Bots, bots everywhere!
Chat-bots are a simple example of predictive analytics, and they are ubiquitous on the internet these days. Some are so well trained that they would surpass the Turin Test by a country mile. However, we considered how the training of these bots cannot be underestimated, and the issue of transitioning from a bot to a human when the conversation is more complicated is yet to be solved in an elegant way.
Where do we draw the line?
When predicting outcomes for a person how safe is it to trust a machine? GDPR comes into force in May 2018 the rights for individuals to not have automated decisions made for them become much clearer, and consent will need to be obtained. It is therefore critical that we ensure this continually advancing technology is used in an ethical and safe way, and careful governance will need to be in place to offer individuals the right protection.
An artificial intelligence takeover?
Next up was Damilola Adewuyi, with his views on predictive analytics and machine learning. Damilola warned of a future where advancements in technology could go beyond predictive analytics into areas of AI and Deep Learning which could cause an ‘Orwellian’ end to humans. He considered how machine learning is currently used, and the amount of information technology is taking from people. And what risks does democratised (user-centred – i.e. free and open-source software) innovation within software and technology in the public sector pose for us? Damilola also considered the importance of considering user needs and not allowing the advancement of AI to go too far.

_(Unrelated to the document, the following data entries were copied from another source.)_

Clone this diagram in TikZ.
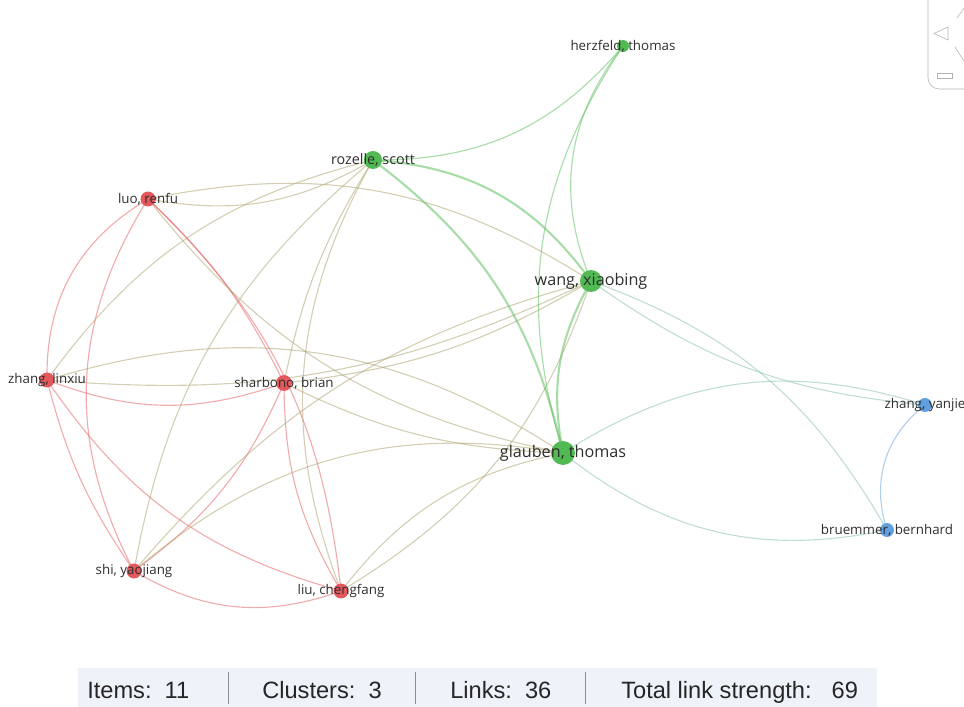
\documentclass[tikz,border=0pt]{standalone}
\usepackage{fontspec}
\setmainfont{Open Sans}
\newfontfamily\barfont{Liberation Sans}
\usetikzlibrary{positioning}
\definecolor{redc}{RGB}{228,88,92}
\definecolor{greenc}{RGB}{82,186,82}
\definecolor{bluec}{RGB}{96,160,222}
\definecolor{mixc}{RGB}{170,160,105}
\definecolor{bgreenc}{RGB}{130,190,170}
\definecolor{barc}{RGB}{238,243,249}
\tikzset{
  item/.style={circle, inner sep=0pt, minimum size=#1},
  reditem/.style={item=#1, fill=redc},
  greenitem/.style={item=#1, fill=greenc},
  blueitem/.style={item=#1, fill=bluec},
  link/.style={line width=0.8pt, draw opacity=0.5},
  redlink/.style={link, draw=redc},
  greenlink/.style={link, draw=greenc},
  mixlink/.style={link, draw=mixc},
  bgreenlink/.style={link, draw=bgreenc},
  bluelink/.style={link, draw=bluec},
  lbl/.style={text=black!82, inner sep=0pt, font=\fontsize{9.5}{9.5}\selectfont},
  biglbl/.style={lbl, font=\fontsize{11.5}{11.5}\selectfont},
  midlbl/.style={lbl, font=\fontsize{10.2}{10.2}\selectfont},
  barlbl/.style={inner sep=0pt, anchor=base west, text=black!85, font=\barfont\fontsize{16.8}{16.8}\selectfont},
}

\begin{document}
\begin{tikzpicture}[x=0.025cm, y=-0.025cm]
      \useasboundingbox (0,0) rectangle (964,707);

      \coordinate (herzfeld) at (623,46);
      \coordinate (rozelle) at (373,160);
      \coordinate (luo) at (148,199);
      \coordinate (wang) at (591,281);
      \coordinate (zl) at (47,380);
      \coordinate (sharbono) at (284,383);
      \coordinate (glauben) at (563,453);
      \coordinate (zy) at (925,405);
      \coordinate (br) at (887,530);
      \coordinate (shi) at (134,571);
      \coordinate (liu) at (341,591);

      \foreach \a/\b/\t in {luo/zl/-30, luo/shi/-30, luo/sharbono/10, luo/liu/20,
          zl/shi/-10, zl/sharbono/-20, zl/liu/-20, shi/sharbono/-15,
          shi/liu/-25, sharbono/liu/-15}{
          \draw[redlink] (\a) to[bend left=\t] (\b);
        }
      \foreach \a/\b/\t in {luo/rozelle/-20, luo/wang/22, luo/glauben/-20,
          zl/rozelle/20, zl/wang/-15, zl/glauben/25, sharbono/rozelle/10,
          sharbono/wang/-12, sharbono/glauben/-12, shi/rozelle/20, shi/wang/17,
          shi/glauben/25, liu/rozelle/25, liu/wang/-20, liu/glauben/20}{
          \draw[mixlink] (\a) to[bend left=\t] (\b);
        }
      \foreach \a/\b/\t in {rozelle/herzfeld/-25, herzfeld/wang/-30, herzfeld/glauben/-25}{
          \draw[greenlink] (\a) to[bend left=\t] (\b);
        }
      \foreach \a/\b/\t in {rozelle/wang/25, rozelle/glauben/20, wang/glauben/-20}{
          \draw[greenlink, line width=1.5pt] (\a) to[bend left=\t] (\b);
        }
      \foreach \a/\b/\t in {wang/zy/-15, wang/br/20, glauben/zy/25, glauben/br/-25}{
          \draw[bgreenlink] (\a) to[bend left=\t] (\b);
        }
      \draw[bluelink] (zy) to[bend left=-35] (br);

      \node[greenitem=8.5pt] (herzfeld-dot) at (herzfeld) {};
      \node[greenitem=12.8pt] (rozelle-dot) at (rozelle) {};
      \node[reditem=10.6pt] (luo-dot) at (luo) {};
      \node[greenitem=15.6pt] (wang-dot) at (wang) {};
      \node[reditem=10.6pt] (zl-dot) at (zl) {};
      \node[reditem=11.3pt] (sharbono-dot) at (sharbono) {};
      \node[greenitem=17pt] (glauben-dot) at (glauben) {};
      \node[blueitem=9.9pt] (zy-dot) at (zy) {};
      \node[blueitem=9.9pt] (br-dot) at (br) {};
      \node[reditem=10.6pt] (shi-dot) at (shi) {};
      \node[reditem=10.6pt] (liu-dot) at (liu) {};

      \node[lbl] (herzfeld-lbl) at (herzfeld) {herzfeld, thomas};
      \node[midlbl] (rozelle-lbl) at (rozelle) {rozelle, scott};
      \node[lbl] (luo-lbl) at (luo) {luo, renfu};
      \node[biglbl] (wang-lbl) at (wang) {wang, xiaobing};
      \node[lbl] (zl-lbl) at (zl) {zhang, linxiu};
      \node[lbl] (sharbono-lbl) at (sharbono) {sharbono, brian};
      \node[biglbl] (glauben-lbl) at (glauben) {glauben, thomas};
      \node[lbl] (zy-lbl) at (zy) {zhang, yanjie};
      \node[lbl] (br-lbl) at (br) {bruemmer, bernhard};
      \node[lbl] (shi-lbl) at (shi) {shi, yaojiang};
      \node[lbl] (liu-lbl) at (liu) {liu, chengfang};

      \draw[black!30, rounded corners=8] (928,-20) rectangle (990,89);
      \draw[black!30] (948,27) -- (934,33.5) -- (948,40) -- cycle;
      \draw[black!30] (957,18) -- (964,8);
      \draw[black!30] (955,47) -- (964,61);
      \draw[black!30] (937,73) rectangle (952,78);

      \fill[barc] (78,668) rectangle (877,707);
      \foreach \x in {228,415,585}{
          \draw[black!45] (\x,672) -- (\x,704);
        }
      \node[barlbl] (items) at (87,698) {Items:\ \ 11};
      \node[barlbl] (clusters) at (262,698) {Clusters:\ \ 3};
      \node[barlbl] (links) at (450,698) {Links:\ \ 36};
      \node[barlbl] (strength) at (621,698) {Total link strength:\hspace{0.85em}69};
    \end{tikzpicture}
\end{document}
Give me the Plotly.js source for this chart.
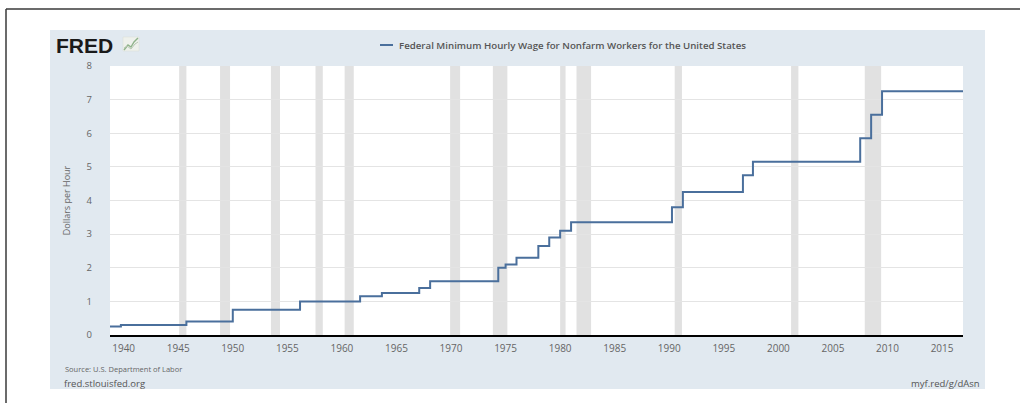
<!DOCTYPE html>
<html>
<head>
<meta charset="utf-8">
<script src="https://cdn.plot.ly/plotly-3.0.1.min.js"></script>
<style>
  html, body { margin: 0; padding: 0; background: #ffffff; }
  #chart { width: 1023px; height: 403px; }
</style>
</head>
<body>
<div id="chart"></div>
<script>
// ---- Data ----
const seriesName = 'Federal Minimum Hourly Wage for Nonfarm Workers for the United States';
const wageDates = ['1938-10-01','1939-10-01','1945-10-01','1950-01-01','1956-03-01','1961-09-01',
  '1963-09-01','1967-02-01','1968-02-01','1974-05-01','1975-01-01','1976-01-01','1978-01-01',
  '1979-01-01','1980-01-01','1981-01-01','1990-04-01','1991-04-01','1996-10-01','1997-09-01',
  '2007-07-01','2008-07-01','2009-07-01','2016-12-01'];
const wageValues = [0.25,0.30,0.40,0.75,1.00,1.15,1.25,1.40,1.60,2.00,2.10,2.30,2.65,
  2.90,3.10,3.35,3.80,4.25,4.75,5.15,5.85,6.55,7.25,7.25];
const recessionStarts = ['1945-02-01','1948-11-01','1953-07-01','1957-08-01','1960-04-01',
  '1969-12-01','1973-11-01','1980-01-01','1981-07-01','1990-07-01','2001-03-01','2007-12-01'];
const recessionEnds = ['1945-10-01','1949-10-01','1954-05-01','1958-04-01','1961-02-01',
  '1970-11-01','1975-03-01','1980-07-01','1982-11-01','1991-03-01','2001-11-01','2009-06-01'];
const xTickVals = ['1940','1945','1950','1955','1960','1965','1970','1975','1980','1985',
  '1990','1995','2000','2005','2010','2015'];
const yTickVals = [0,1,2,3,4,5,6,7,8];
const yAxisTitle = 'Dollars per Hour';
const sourceText = 'Source: U.S. Department of Labor';
const siteText = 'fred.stlouisfed.org';
const linkText = 'myf.red/g/dAsn';
const logoText = 'FRED';

// ---- Layout helpers (pixel -> paper) ----
const W = 1023, H = 403;
const L = 110, R = 963, T = 66, B = 335;
const px = p => (p - L) / (R - L);
const py = p => (B - p) / (B - T);

const shapes = [];
// outer page border (top + left)
shapes.push({type:'line', xref:'paper', yref:'paper', x0:px(6), x1:px(1020), y0:py(9), y1:py(9),
  line:{color:'#3a3a3a', width:1.5}, layer:'below'});
shapes.push({type:'line', xref:'paper', yref:'paper', x0:px(6), x1:px(6), y0:py(9), y1:py(403),
  line:{color:'#3a3a3a', width:1.5}, layer:'below'});
// FRED panel background
shapes.push({type:'rect', xref:'paper', yref:'paper', x0:px(50), x1:px(985), y0:py(30), y1:py(389),
  fillcolor:'#e1e9f0', line:{width:0}, layer:'below'});
// white plotting area
shapes.push({type:'rect', xref:'paper', yref:'paper', x0:0, x1:1, y0:0, y1:1,
  fillcolor:'#ffffff', line:{width:0}, layer:'below'});
// recession shading
for (let i = 0; i < recessionStarts.length; i++) {
  shapes.push({type:'rect', xref:'x', yref:'paper', x0:recessionStarts[i], x1:recessionEnds[i],
    y0:0, y1:1, fillcolor:'#e1e1e1', line:{width:0}, layer:'below'});
}
// legend line sample
shapes.push({type:'line', xref:'paper', yref:'paper', x0:px(380), x1:px(393), y0:py(45), y1:py(45),
  line:{color:'#4a6f9c', width:2}});
// small logo icon
shapes.push({type:'rect', xref:'paper', yref:'paper', x0:px(123), x1:px(139), y0:py(51), y1:py(37),
  fillcolor:'#eef1ec', line:{color:'#d8ddd6', width:0.5}});
shapes.push({type:'path', xref:'paper', yref:'paper',
  path:`M ${px(124)} ${py(50)} L ${px(128)} ${py(45)} L ${px(131)} ${py(47)} L ${px(134)} ${py(42)} L ${px(138)} ${py(38)}`,
  line:{color:'#8fb38a', width:1.4}});
shapes.push({type:'path', xref:'paper', yref:'paper',
  path:`M ${px(124)} ${py(48)} L ${px(127)} ${py(46)} L ${px(131)} ${py(49)} L ${px(135)} ${py(44)} L ${px(138)} ${py(42)}`,
  line:{color:'#b7c7b2', width:1}});

const annotations = [
  {text:logoText, xref:'paper', yref:'paper', x:px(54), y:py(45), xanchor:'left', yanchor:'middle',
    showarrow:false, font:{family:'Liberation Sans', size:21, color:'#1a1a1a', weight:900}},
  {text:seriesName, xref:'paper', yref:'paper', x:px(397), y:py(45), xanchor:'left', yanchor:'middle',
    showarrow:false, font:{family:'Open Sans', size:9.7, color:'#555555', weight:600}},
  {text:sourceText, xref:'paper', yref:'paper', x:px(63), y:py(369), xanchor:'left', yanchor:'middle',
    showarrow:false, font:{family:'Open Sans', size:7.5, color:'#666666'}},
  {text:siteText, xref:'paper', yref:'paper', x:px(62), y:py(383), xanchor:'left', yanchor:'middle',
    showarrow:false, font:{family:'Open Sans', size:9.5, color:'#555555'}},
  {text:linkText, xref:'paper', yref:'paper', x:px(982), y:py(383), xanchor:'right', yanchor:'middle',
    showarrow:false, font:{family:'Open Sans', size:9.5, color:'#555555'}}
];

const trace = {
  type:'scatter', mode:'lines', name:seriesName,
  x:wageDates, y:wageValues,
  line:{shape:'hv', color:'#4a6f9c', width:2},
  hoverinfo:'x+y'
};

const layout = {
  width:W, height:H,
  margin:{l:L, r:W-R, t:T, b:H-B, pad:0},
  paper_bgcolor:'#ffffff', plot_bgcolor:'#ffffff',
  showlegend:false,
  font:{family:'Open Sans', color:'#666666'},
  xaxis:{
    type:'date', range:['1938-10-01','2016-12-01'],
    tickmode:'array', tickvals:xTickVals, ticktext:xTickVals,
    showgrid:false, zeroline:false,
    showline:true, linecolor:'#000000', linewidth:2,
    ticks:'outside', ticklen:0, tickcolor:'#cccccc',
    tickfont:{family:'Open Sans', size:10, color:'#666666'},
    ticklabelstandoff:3,
    fixedrange:true
  },
  yaxis:{
    range:[0,8], tickmode:'array', tickvals:yTickVals,
    showgrid:true, gridcolor:'#e4e4e4', gridwidth:1,
    zeroline:false, showline:false, ticks:'',
    tickfont:{family:'Open Sans', size:9.5, color:'#666666'},
    ticklabelstandoff:17,
    title:{text:yAxisTitle, font:{family:'Open Sans', size:9, color:'#666666'}, standoff:14},
    fixedrange:true
  },
  shapes:shapes,
  annotations:annotations
};

Plotly.newPlot('chart', [trace], layout, {displayModeBar:false, staticPlot:true});
</script>
</body>
</html>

Lots of debate continued in the room and we spent some time discussing the legislation we have in place to govern and manage AI.
Deep data discussions
We agreed that predictive analytics is only as good as the data from which predictions are made. Data management is therefore key in avoiding poor data, which in turn produces poor predictions.
We also considered how analytics, particularly predictive analytics, should be a business function and not an IT function. We concluded that the questions which need to be asked of it should be business ones, and the technology employed should empower the business to answer them.
A big thank you from us at Capita to Robin Knowles, Damilola Adewuyi and the dynamic group of participants for joining our Digital Leaders Salon and contributing to a truly thought-provoking afternoon.